Free time, for me, tends to immediately get filled by unhealthy things. If I find myself unexpectedly having a scheduled thing delayed by an hour and I have to wait, for instance, all the things that naturally occur to me to do in that hour are unhealthy. I’ll doom-scroll social media, I’ll eat an unhealthy snack, I’ll bug someone who’s busy, buy a thing I don’t need, etc. These are things I don’t ever do when I’m planning – but they’re what happens when my plans get disrupted.
So why can’t I just fill unexpected time with something productive? I overthink it, primarily. For instance: very rarely do plans get delayed in such a way that lets me know exactly the length of the delay. Sometimes people text and say “I’ll be an hour late,” but more often that text says “I’m running late, be there as soon as I can.” That means I don’t know if I have time to squeeze in an extra workout or get some writing done. I hate starting things and not finishing them.
The reality is that I need the rigidity of a packed schedule in order to not be slothful. I’m pretty good on the other six deadly sins, but that one haunts me. I’m terrified of being slothful, lazy, idle. I think it might be the most dangerous of the seven, because it’s so sticky. It actually takes a lot of effort to maintain wrath all the time! But sloth? That takes no effort at all.
So I fight against it by always giving myself planned things that need to be done. I don’t trust my instincts; given free reign to “do whatever I feel like,” the choices my id makes always chase short-term satisfaction instead of long-term health. I feel as though the best way for me to never do unhealthy things is to never have time to do them; to always be doing so many healthy things that there’s no room for anything else.
Then, when time to do something else is thrust upon me unexpectedly by the random chaos of daily life, I don’t have a healthy thing to fill it with. The obvious solution would seem to be to keep a list of “Healthy Things to Do in Case of Emergency,” but the question is – if those things are good and healthy to do, why would I only do them in case of emergency? Shouldn’t I be doing those things all the time, and not just in case of an unexpected wait?
As is often the case, writing this out has given me a thought. There is one particularly healthy outlet that is easy, can be done at any duration, and while it’s something that I do normally it still has plenty of marginal utility for extra time spent on it – reading. Reading also has the benefit of relaxing me, whereas waiting is generally pretty anxiety-driving for me. If idle time is a wound, my beloved kindle may just be the first-aid kit I’m looking for.

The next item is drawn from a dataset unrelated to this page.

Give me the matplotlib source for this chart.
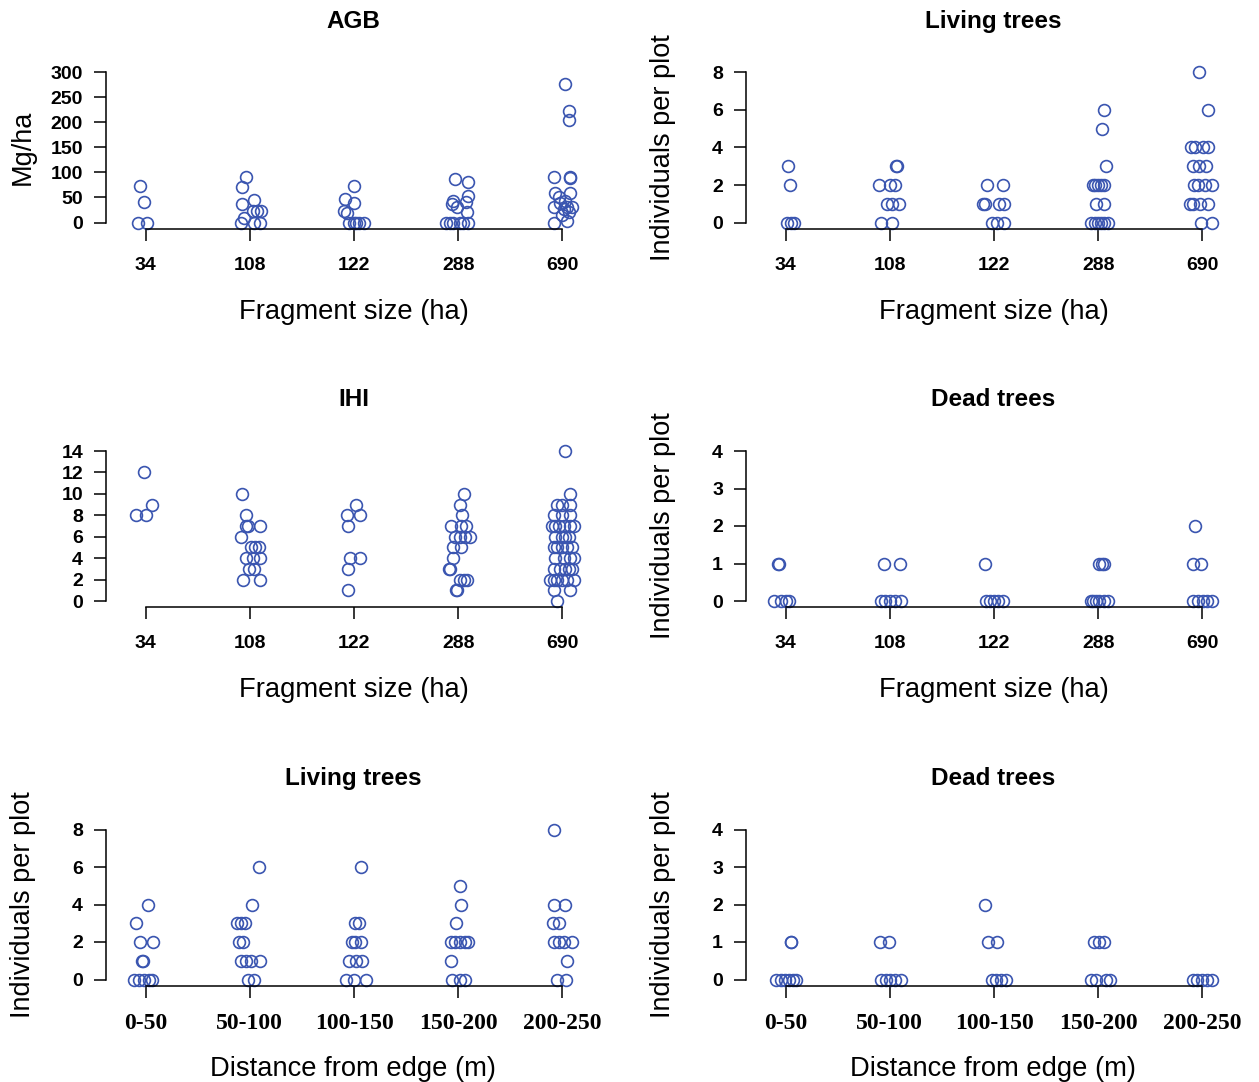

So I’ll make a habit of keeping my kindle more accessible (right now it resides in a specific “reading nook” in my home, but having it a little more on-hand may be the key) and take it with me when I leave the house more often. Make it easier to make something healthy the default. If you’re the kind of person whose instincts are tuned towards healthy choices, bless you. If you aren’t, all is not lost – the fight for your own physical, mental and spiritual health is one you can win, no matter where you started.